_Required task_: Return, without pictures, the lines from the start of the data through the one that contains "import plotly.graph_objects as go".

_Source excerpt_:
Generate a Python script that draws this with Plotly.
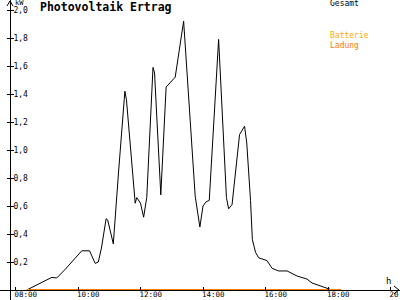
import plotly.graph_objects as go

# --- data -------------------------------------------------------------
gesamt_t = [8.36, 9.16, 9.32, 9.6, 10.12, 10.37, 10.55, 10.65, 10.75, 10.9, 10.95,
            11.13, 11.3, 11.5, 11.55, 11.83, 11.88, 11.95, 12.0, 12.1, 12.2, 12.4,
            12.45, 12.65, 12.82, 13.11, 13.38, 13.75, 13.9, 14.0, 14.1, 14.2, 14.5,
            14.75, 14.82, 14.93, 15.17, 15.33, 15.4, 15.52, 15.58, 15.68, 15.78,
            16.05, 16.21, 16.42, 16.69, 17.01, 17.33, 17.49, 18.03, 18.13]
gesamt_v = [0.0, 0.09, 0.086, 0.15, 0.28, 0.28, 0.19, 0.20, 0.30, 0.51, 0.50,
            0.33, 0.85, 1.42, 1.36, 0.62, 0.66, 0.64, 0.62, 0.52, 0.66, 1.59,
            1.55, 0.68, 1.45, 1.52, 1.92, 0.67, 0.45, 0.60, 0.63, 0.64, 1.79,
            0.66, 0.58, 0.61, 1.11, 1.17, 1.05, 0.64, 0.36, 0.27, 0.23,
            0.21, 0.155, 0.136, 0.136, 0.10, 0.078, 0.05, 0.007, 0.0]

batterie_t = [8.36, 18.43]
batterie_v = [0.0, 0.0]

x_ticks = [8, 10, 12, 14, 16, 18, 20]
x_ticktext = ["08:00", "10:00", "12:00", "14:00", "16:00", "18:00", "20:00"]
y_ticks = [0.2, 0.4, 0.6, 0.8, 1.0, 1.2, 1.4, 1.6, 1.8, 2.0]

# --- figure -----------------------------------------------------------
W, H = 400, 300
FONT = "DejaVu Sans Mono"
x_range = [8 - 15.5 / 31.25, 8 + 384.5 / 31.25]
y_range = [-10 / 140, 2 + 10 / 140]

fig = go.Figure()
fig.add_trace(go.Scatter(x=gesamt_t, y=gesamt_v, mode="lines",
                         line=dict(color="black", width=1), name="Gesamt"))
fig.add_trace(go.Scatter(x=batterie_t, y=batterie_v, mode="lines",
                         line=dict(color="#FF8000", width=2), name="Batterie Ladung"))
fig.add_trace(go.Scatter(x=[None], y=[None], xaxis="x", yaxis="y2",
                         showlegend=False, hoverinfo="skip"))

fig.update_layout(
    width=W, height=H,
    margin=dict(l=0, r=0, t=0, b=0, autoexpand=False),
    paper_bgcolor="white", plot_bgcolor="white",
    showlegend=False,
    separators=",.",
    font=dict(family=FONT, size=8, color="black"),
    xaxis=dict(range=x_range, domain=[0, 1], anchor="free", position=10 / H,
               automargin=False,
               showgrid=False, zeroline=False, showline=True, linecolor="black",
               linewidth=1, ticks="inside", ticklen=3, tickcolor="black",
               tickvals=x_ticks, ticktext=x_ticktext,
               ticklabelposition="outside right", ticklabeloverflow="allow",
               ticklabelshift=-2, ticklabelstandoff=-3,
               tickfont=dict(family=FONT, size=7.5, color="black")),
    yaxis=dict(range=y_range, domain=[0, 1], anchor="free", position=10 / W,
               automargin=False,
               showgrid=False, zeroline=False, showline=True, linecolor="black",
               linewidth=1, ticks="outside", ticklen=3, tickcolor="black",
               tickvals=y_ticks, tickformat=".1f",
               ticklabelposition="inside", ticklabeloverflow="allow",
               ticklabelstandoff=1,
               tickfont=dict(family=FONT, size=8, color="black")),
    yaxis2=dict(range=y_range, domain=[0, 1], overlaying="y", anchor="free",
                position=10 / W, side="left", showgrid=False, zeroline=False,
                automargin=False,
                showline=False, ticks="inside", ticklen=3, tickcolor="black",
                tickvals=y_ticks, showticklabels=False),
    title=dict(text="<b>Photovoltaik Ertrag</b>", x=40 / W, xanchor="left",
               y=1 - 7 / H, yanchor="middle",
               font=dict(family=FONT, size=11.5, color="black")),
)

ann = [
    dict(text="kW", x=14 / W, y=1 - 3 / H, font=dict(size=7, color="black")),
    dict(text="Gesamt", x=329 / W, y=1 - 4 / H, font=dict(size=8, color="black")),
    dict(text="Batterie", x=329 / W, y=1 - 35 / H, font=dict(size=8, color="#FFA800")),
    dict(text="Ladung", x=329 / W, y=1 - 45 / H, font=dict(size=8, color="#FF7A00")),
    dict(text="h", x=385 / W, y=1 - 281 / H, font=dict(size=9, color="black")),
]
for a in ann:
    fig.add_annotation(xref="paper", yref="paper", xanchor="left", yanchor="middle",
                       showarrow=False, font_family=FONT, borderpad=0,
                       **{k: v for k, v in a.items()})

# axis arrow heads (decoration)
fig.add_shape(type="path", xref="paper", yref="paper",
              path=f"M {7/W},{1-6/H} L {10/W},{1-1/H} L {13/W},{1-6/H}",
              line=dict(color="black", width=1))
fig.add_shape(type="path", xref="paper", yref="paper",
              path=f"M {394/W},{1-286/H} L {399/W},{1-290/H} L {394/W},{1-294/H}",
              line=dict(color="black", width=1))

fig.write_html("out.html")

_Result_:
Generate a Python script that draws this with Plotly.
import plotly.graph_objects as go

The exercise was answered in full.